New Years is my favorite holiday. There’s something about reflecting back upon the year that’s about to pass and setting my intentions for the future that fills me with hope and motivation. I’ve decided self-acceptance is the name of the game for 2020. Last year was full of facing some hard truths about myself and learning how to best set myself up for success. This year will likely be more of the same, but I hope to bring some more self-compassion to the picture.
I’ve learned, for example, that I am just not a Christmas person. I never look forward to it and find the whole ordeal extremely stressful. I can’t wait to put the decorations away when it’s all said and done. This year, I followed suit with my plan to order the food instead of cook it myself, as I did for Thanksgiving. This helped immensely but I still found myself irritable, depressed, and just wishing the day would pass as quickly as possible. It’s the same way year after year and I’ve always pushed through but never did anything to make a positive change. After yet another dismal experience this year, I realized something. Instead of staying home, opening gifts, and cooking a big meal, I would love spend the money on an experience instead. If taking a trip is not in the budget, then even getting away for the day would suffice. Going to a nearby National Park, packing a picnic, and spending the day hiking or climbing trees with my kids sounds perfect. Each of my boys can draw straws to see which sibling to buy a gift for and then receive one from mom & dad or Santa and that’s it. We can spend the day focusing on what the season is really about rather than worrying about getting a turkey in the oven, what’s on TV, cleaning up the aftermath of the morning, and all the other hassles that have become enmeshed with what should be a sacred day. I’ve been like a round peg trying to fit myself in a square hole for so many years that the idea I could actually change something never occurred to me. I opted to beat myself up for being so miserable instead of working with myself and accepting that no matter how hard I try, I’ll never be signing up to sing Christmas carols.
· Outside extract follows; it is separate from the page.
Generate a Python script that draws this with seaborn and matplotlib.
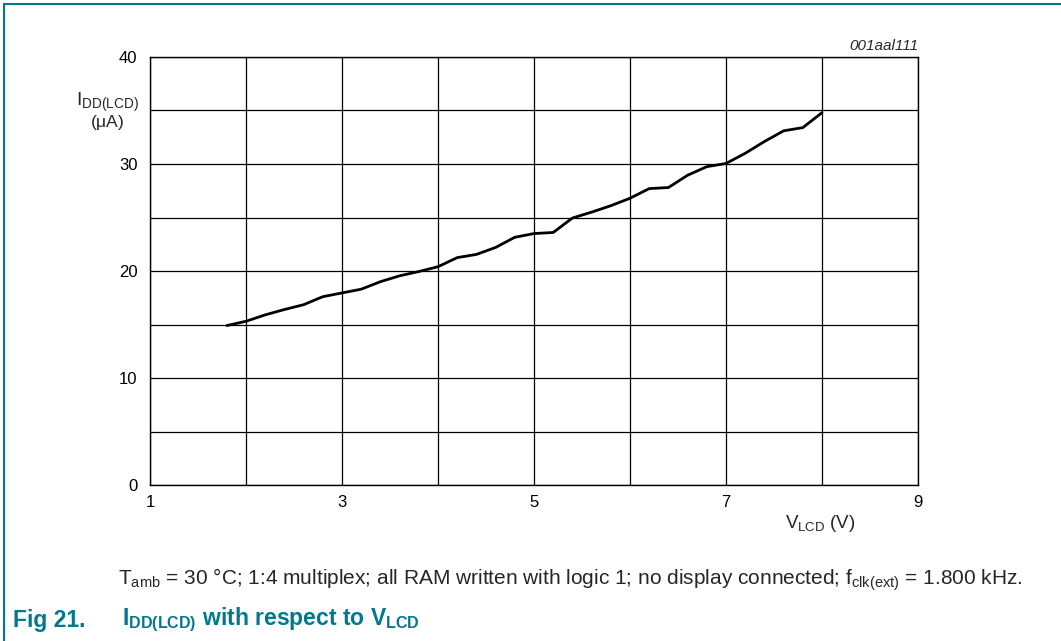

My goal is to bring this awareness to other areas of my life I want to change. What do I want and what can I realistically handle? This is key when you are living with a mental health condition. There’s no sense in setting a goal like getting up extra early to exercise before everyone else wakes up when getting solid sleep is so critical for me. I’ll need to find another time. Ultimately, when we bring compassion to self-awareness, we get acceptance. And isn’t that our highest goal?